→ Data:
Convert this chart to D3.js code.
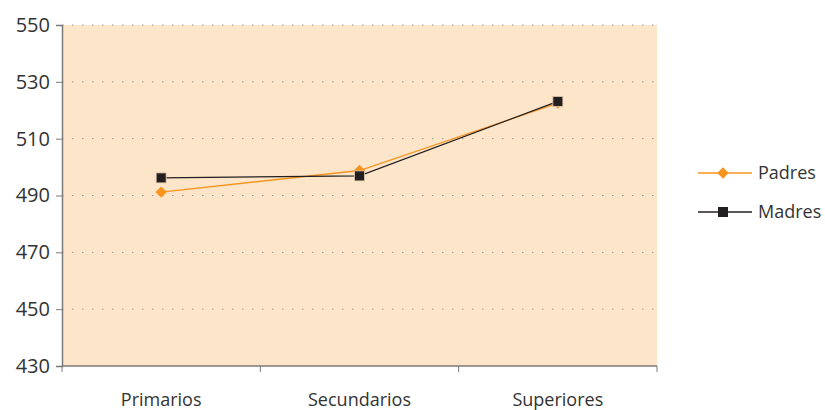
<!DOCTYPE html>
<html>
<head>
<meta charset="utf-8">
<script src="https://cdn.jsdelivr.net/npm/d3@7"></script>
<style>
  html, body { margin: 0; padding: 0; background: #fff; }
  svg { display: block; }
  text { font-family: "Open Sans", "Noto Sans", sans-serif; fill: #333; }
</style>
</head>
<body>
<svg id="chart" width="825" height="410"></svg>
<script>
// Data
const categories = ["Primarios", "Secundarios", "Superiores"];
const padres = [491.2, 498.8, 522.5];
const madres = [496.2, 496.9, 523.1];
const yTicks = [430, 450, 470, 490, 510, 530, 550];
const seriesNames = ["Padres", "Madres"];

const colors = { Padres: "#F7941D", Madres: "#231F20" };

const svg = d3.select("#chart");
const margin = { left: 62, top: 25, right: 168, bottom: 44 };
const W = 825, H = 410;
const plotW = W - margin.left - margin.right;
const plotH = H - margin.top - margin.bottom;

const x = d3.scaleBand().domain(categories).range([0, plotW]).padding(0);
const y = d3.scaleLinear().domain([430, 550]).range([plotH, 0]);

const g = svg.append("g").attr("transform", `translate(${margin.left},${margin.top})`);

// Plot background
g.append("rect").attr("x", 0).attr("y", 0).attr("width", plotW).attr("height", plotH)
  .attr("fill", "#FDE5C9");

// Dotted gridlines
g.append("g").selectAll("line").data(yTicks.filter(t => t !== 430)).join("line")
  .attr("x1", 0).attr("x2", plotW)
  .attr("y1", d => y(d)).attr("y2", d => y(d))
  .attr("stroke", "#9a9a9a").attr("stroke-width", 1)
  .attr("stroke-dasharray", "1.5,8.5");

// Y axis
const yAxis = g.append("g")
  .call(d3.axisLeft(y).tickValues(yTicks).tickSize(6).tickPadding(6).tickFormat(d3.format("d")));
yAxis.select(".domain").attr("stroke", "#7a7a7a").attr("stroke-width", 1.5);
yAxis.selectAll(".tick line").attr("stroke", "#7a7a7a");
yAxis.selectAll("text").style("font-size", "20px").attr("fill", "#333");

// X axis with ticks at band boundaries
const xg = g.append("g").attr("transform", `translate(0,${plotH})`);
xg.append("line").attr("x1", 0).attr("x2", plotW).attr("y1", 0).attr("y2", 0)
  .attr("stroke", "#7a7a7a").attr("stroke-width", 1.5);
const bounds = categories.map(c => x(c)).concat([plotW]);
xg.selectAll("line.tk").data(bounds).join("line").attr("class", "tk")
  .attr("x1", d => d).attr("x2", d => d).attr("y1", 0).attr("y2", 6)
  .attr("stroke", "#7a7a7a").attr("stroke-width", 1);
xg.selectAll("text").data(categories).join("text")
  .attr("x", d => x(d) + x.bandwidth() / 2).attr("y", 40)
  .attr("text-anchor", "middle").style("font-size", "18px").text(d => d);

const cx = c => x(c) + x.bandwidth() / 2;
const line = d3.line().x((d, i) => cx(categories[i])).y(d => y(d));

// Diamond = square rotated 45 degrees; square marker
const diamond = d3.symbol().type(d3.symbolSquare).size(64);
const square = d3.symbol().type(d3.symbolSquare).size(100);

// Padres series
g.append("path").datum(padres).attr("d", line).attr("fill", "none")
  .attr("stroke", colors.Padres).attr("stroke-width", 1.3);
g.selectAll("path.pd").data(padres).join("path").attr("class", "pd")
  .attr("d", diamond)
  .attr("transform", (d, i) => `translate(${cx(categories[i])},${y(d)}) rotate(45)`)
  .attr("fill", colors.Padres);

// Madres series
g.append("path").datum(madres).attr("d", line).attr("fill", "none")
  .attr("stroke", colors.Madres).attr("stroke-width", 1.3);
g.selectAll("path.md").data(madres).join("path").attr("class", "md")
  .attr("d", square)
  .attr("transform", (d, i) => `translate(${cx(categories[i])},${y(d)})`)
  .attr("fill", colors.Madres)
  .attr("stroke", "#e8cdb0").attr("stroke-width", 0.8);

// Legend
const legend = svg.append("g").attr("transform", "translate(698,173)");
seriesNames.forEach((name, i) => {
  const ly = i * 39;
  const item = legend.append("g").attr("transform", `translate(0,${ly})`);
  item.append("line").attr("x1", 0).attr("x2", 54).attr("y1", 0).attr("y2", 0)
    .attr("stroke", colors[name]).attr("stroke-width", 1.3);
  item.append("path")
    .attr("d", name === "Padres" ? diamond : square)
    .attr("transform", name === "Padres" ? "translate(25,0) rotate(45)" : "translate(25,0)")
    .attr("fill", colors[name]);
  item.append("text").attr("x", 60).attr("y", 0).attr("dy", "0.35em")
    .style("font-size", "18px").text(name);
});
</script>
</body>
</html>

→ Exercise task: Write out the listing above exactly as it stands, pictures excluded.

→ Answer to the task:
Convert this chart to D3.js code.
<!DOCTYPE html>
<html>
<head>
<meta charset="utf-8">
<script src="https://cdn.jsdelivr.net/npm/d3@7"></script>
<style>
  html, body { margin: 0; padding: 0; background: #fff; }
  svg { display: block; }
  text { font-family: "Open Sans", "Noto Sans", sans-serif; fill: #333; }
</style>
</head>
<body>
<svg id="chart" width="825" height="410"></svg>
<script>
// Data
const categories = ["Primarios", "Secundarios", "Superiores"];
const padres = [491.2, 498.8, 522.5];
const madres = [496.2, 496.9, 523.1];
const yTicks = [430, 450, 470, 490, 510, 530, 550];
const seriesNames = ["Padres", "Madres"];

const colors = { Padres: "#F7941D", Madres: "#231F20" };

const svg = d3.select("#chart");
const margin = { left: 62, top: 25, right: 168, bottom: 44 };
const W = 825, H = 410;
const plotW = W - margin.left - margin.right;
const plotH = H - margin.top - margin.bottom;

const x = d3.scaleBand().domain(categories).range([0, plotW]).padding(0);
const y = d3.scaleLinear().domain([430, 550]).range([plotH, 0]);

const g = svg.append("g").attr("transform", `translate(${margin.left},${margin.top})`);

// Plot background
g.append("rect").attr("x", 0).attr("y", 0).attr("width", plotW).attr("height", plotH)
  .attr("fill", "#FDE5C9");

// Dotted gridlines
g.append("g").selectAll("line").data(yTicks.filter(t => t !== 430)).join("line")
  .attr("x1", 0).attr("x2", plotW)
  .attr("y1", d => y(d)).attr("y2", d => y(d))
  .attr("stroke", "#9a9a9a").attr("stroke-width", 1)
  .attr("stroke-dasharray", "1.5,8.5");

// Y axis
const yAxis = g.append("g")
  .call(d3.axisLeft(y).tickValues(yTicks).tickSize(6).tickPadding(6).tickFormat(d3.format("d")));
yAxis.select(".domain").attr("stroke", "#7a7a7a").attr("stroke-width", 1.5);
yAxis.selectAll(".tick line").attr("stroke", "#7a7a7a");
yAxis.selectAll("text").style("font-size", "20px").attr("fill", "#333");

// X axis with ticks at band boundaries
const xg = g.append("g").attr("transform", `translate(0,${plotH})`);
xg.append("line").attr("x1", 0).attr("x2", plotW).attr("y1", 0).attr("y2", 0)
  .attr("stroke", "#7a7a7a").attr("stroke-width", 1.5);
const bounds = categories.map(c => x(c)).concat([plotW]);
xg.selectAll("line.tk").data(bounds).join("line").attr("class", "tk")
  .attr("x1", d => d).attr("x2", d => d).attr("y1", 0).attr("y2", 6)
  .attr("stroke", "#7a7a7a").attr("stroke-width", 1);
xg.selectAll("text").data(categories).join("text")
  .attr("x", d => x(d) + x.bandwidth() / 2).attr("y", 40)
  .attr("text-anchor", "middle").style("font-size", "18px").text(d => d);

const cx = c => x(c) + x.bandwidth() / 2;
const line = d3.line().x((d, i) => cx(categories[i])).y(d => y(d));

// Diamond = square rotated 45 degrees; square marker
const diamond = d3.symbol().type(d3.symbolSquare).size(64);
const square = d3.symbol().type(d3.symbolSquare).size(100);

// Padres series
g.append("path").datum(padres).attr("d", line).attr("fill", "none")
  .attr("stroke", colors.Padres).attr("stroke-width", 1.3);
g.selectAll("path.pd").data(padres).join("path").attr("class", "pd")
  .attr("d", diamond)
  .attr("transform", (d, i) => `translate(${cx(categories[i])},${y(d)}) rotate(45)`)
  .attr("fill", colors.Padres);

// Madres series
g.append("path").datum(madres).attr("d", line).attr("fill", "none")
  .attr("stroke", colors.Madres).attr("stroke-width", 1.3);
g.selectAll("path.md").data(madres).join("path").attr("class", "md")
  .attr("d", square)
  .attr("transform", (d, i) => `translate(${cx(categories[i])},${y(d)})`)
  .attr("fill", colors.Madres)
  .attr("stroke", "#e8cdb0").attr("stroke-width", 0.8);

// Legend
const legend = svg.append("g").attr("transform", "translate(698,173)");
seriesNames.forEach((name, i) => {
  const ly = i * 39;
  const item = legend.append("g").attr("transform", `translate(0,${ly})`);
  item.append("line").attr("x1", 0).attr("x2", 54).attr("y1", 0).attr("y2", 0)
    .attr("stroke", colors[name]).attr("stroke-width", 1.3);
  item.append("path")
    .attr("d", name === "Padres" ? diamond : square)
    .attr("transform", name === "Padres" ? "translate(25,0) rotate(45)" : "translate(25,0)")
    .attr("fill", colors[name]);
  item.append("text").attr("x", 60).attr("y", 0).attr("dy", "0.35em")
    .style("font-size", "18px").text(name);
});
</script>
</body>
</html>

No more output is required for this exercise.